144.340 - a TNC-X connected to a 2m mobile received this data.
433.750 - a Kenwood TH-D7 with its built-in TNC fed xastir this data.
A Garmin MAP60C, so we knew where _we_ were.
Using Xastir, National Atlas and TIGER data, and GNIS data from USGS,
it was trivial to find our way to the position reported on the map.
All the students who saw my xastir rig asked "Why aren't we using
this?" They were using APRS+SA.
USB stinks. I'm probably in the minority, but I do not like USB. I
don't like the way the drivers work with the USB to serial devices,
simply because it's hard to be sure where they're going to show up. A
pair of these devices could be /dev/usb/ttyUSB0 and 1 when I hook them
up, but swap places when I reboot. This is annoying. There should be
some way to identify a specific serial port on a specific USB device
that is consistent across reboots, and no matter where or when it is
plugged into the USB bus (or tree).
USB also lacks a connector with a positive lock.

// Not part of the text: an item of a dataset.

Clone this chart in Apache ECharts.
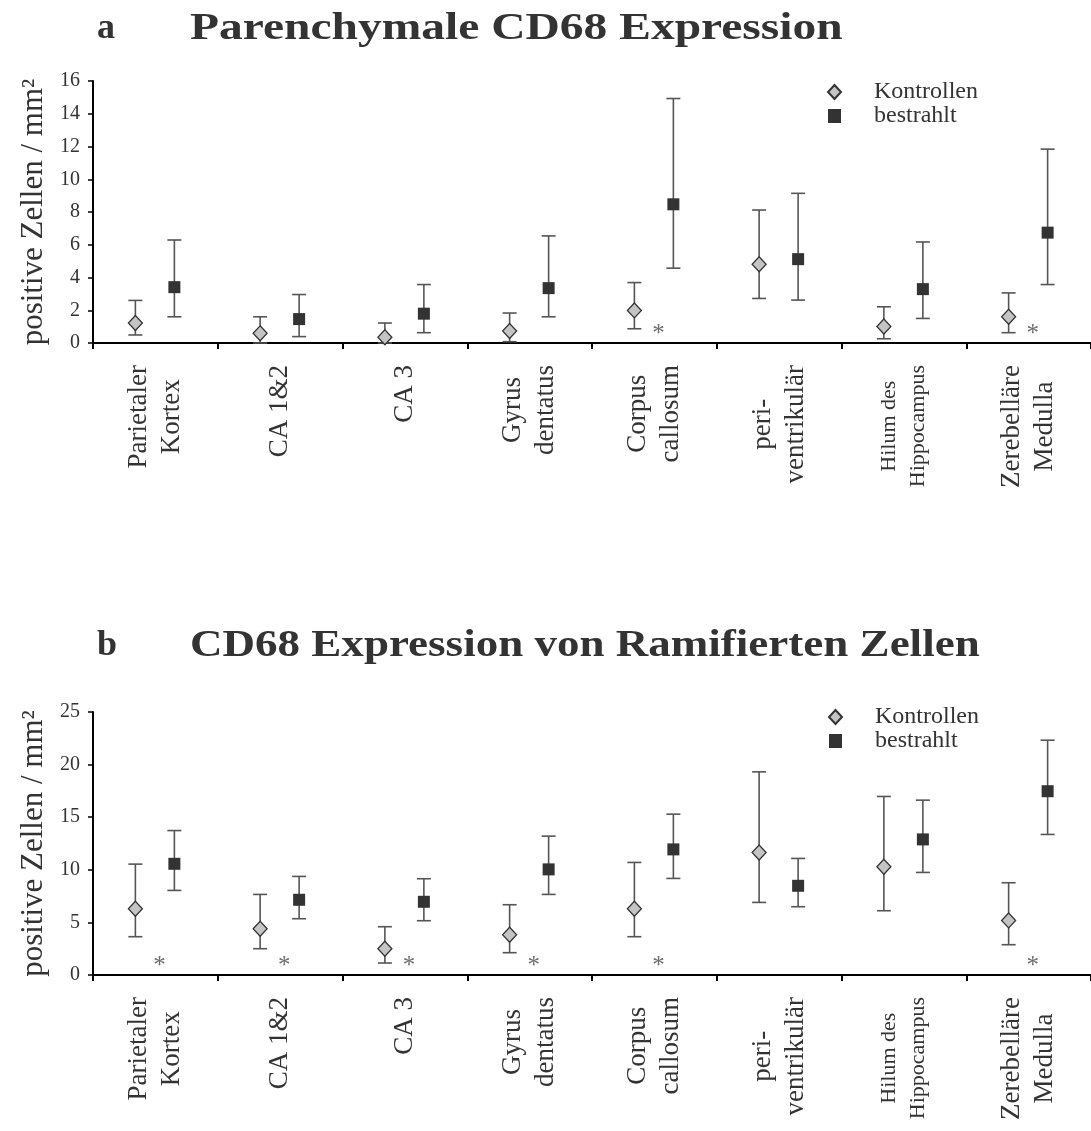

Friction fit doesn't
cut it in a mobile (or server room) application!
In case you're counting I had a total of 3 USB/serial devices and a
total of 4 serial ports in use during the chase. I would appreciate any
suggestions for solving my USB problems.
It's cold up there: beacons and trackers stopped working, evidently
because the batteries stopped when the temperature dropped below 0C.
I was irritated when this happened to me, since Energizer's spec sheet
said they were good to -40C. Uninsulated packages are not reliable.
SAW stabilized oscillators don't get it for APRS. I spent a large
amount of time trying to find where the little 70cm transmitter had
drifted off to. When it flies again it will be a simple CW over FM
Those are some observations, notes, and random thoughts. If you have a
chance, check out a balloon flight some time - it's a lot of fun.